- What to do -
Quote word for word the lines below, beginning with the first and ending with the one that has "colors = ['#4152D9', '#26BE7E', '#EC7B31', '#F0A93D']". Drop the pictures.

- Supplied data -
⁂

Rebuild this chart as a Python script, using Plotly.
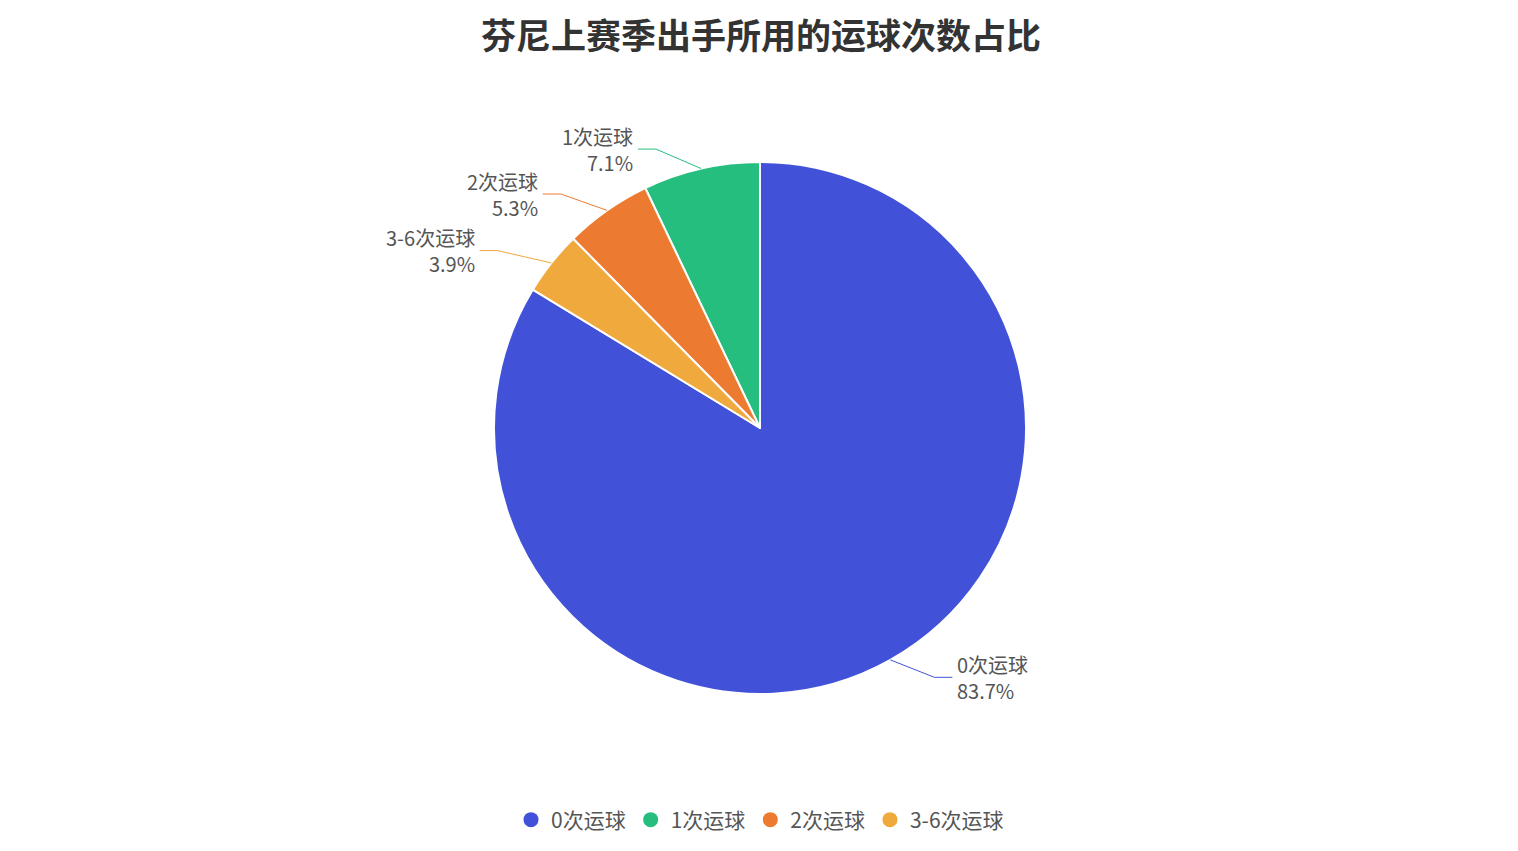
import math
import plotly.graph_objects as go

# data
categories = ['0次运球', '1次运球', '2次运球', '3-6次运球']
shares = [83.7, 7.1, 5.3, 3.9]
colors = ['#4152D9', '#26BE7E', '#EC7B31', '#F0A93D']

font_family = 'Noto Sans CJK SC, Noto Sans, sans-serif'
W, H = 1518, 851

# pie geometry in figure pixels (page body adds 8px offset)
cx, cy, r = 752, 420, 266

fig = go.Figure()
fig.add_trace(go.Pie(
    labels=categories, values=shares, sort=False,
    direction='counterclockwise', rotation=0,
    marker=dict(colors=colors, line=dict(color='white', width=2)),
    textposition='none', showlegend=False, hoverinfo='label+percent',
    domain=dict(x=[(cx - r) / W, (cx + r) / W], y=[1 - (cy + r) / H, 1 - (cy - r) / H]),
))

# outside labels with leader lines (echarts style), placed from slice angles
total = sum(shares)
ell_a, ell_b = r + 63, r + 28
px = lambda x: x / W
py = lambda y: 1 - y / H
cum = 0.0
for name, v, c in zip(categories, shares, colors):
    theta = (shares[0] - cum - v / 2) / total * 2 * math.pi
    cum += v
    s, co = math.sin(theta), math.cos(theta)
    d = 1 if s >= 0 else -1
    x0, y0 = cx + r * s, cy - r * co
    y1 = cy - (r + 20) * co
    x1 = cx + d * ell_a * math.sqrt(max(0.0, 1 - ((y1 - cy) / ell_b) ** 2))
    x2 = x1 + d * 18
    fig.add_shape(type='path', xref='paper', yref='paper',
                  path=f'M {px(x0)},{py(y0)} L {px(x1)},{py(y1)} L {px(x2)},{py(y1)}',
                  line=dict(color=c, width=1))
    pct = v / total * 100
    fig.add_annotation(x=px(x2 + d * 3), y=py(y1), xref='paper', yref='paper',
                       text=f'{name}<br>{pct:.1f}%', showarrow=False,
                       xanchor='left' if d > 0 else 'right', yanchor='middle',
                       align='left' if d > 0 else 'right',
                       font=dict(size=20, color='#555555', family=font_family))

# legend entries with round markers
for name, c in zip(categories, colors):
    fig.add_trace(go.Scatter(x=[None], y=[None], mode='markers', name=name,
                             marker=dict(symbol='circle', size=15, color=c)))

fig.update_layout(
    width=W, height=H,
    paper_bgcolor='white', plot_bgcolor='white',
    margin=dict(l=0, r=0, t=0, b=0),
    title=dict(text='<b>芬尼上赛季出手所用的运球次数占比</b>', x=753 / W, xanchor='center',
               y=1 - 29 / H, yanchor='middle',
               font=dict(size=35, color='#333333', family=font_family)),
    legend=dict(orientation='h', x=752 / W, xanchor='center', y=1 - 812 / H, yanchor='middle',
                font=dict(size=21, color='#555555', family=font_family),
                itemsizing='trace'),
    xaxis=dict(visible=False), yaxis=dict(visible=False),
    font=dict(family=font_family),
    hovermode=False,
)

fig.write_html('out.html')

⁂

- Output below -
Rebuild this chart as a Python script, using Plotly.
import math
import plotly.graph_objects as go

# data
categories = ['0次运球', '1次运球', '2次运球', '3-6次运球']
shares = [83.7, 7.1, 5.3, 3.9]
colors = ['#4152D9', '#26BE7E', '#EC7B31', '#F0A93D']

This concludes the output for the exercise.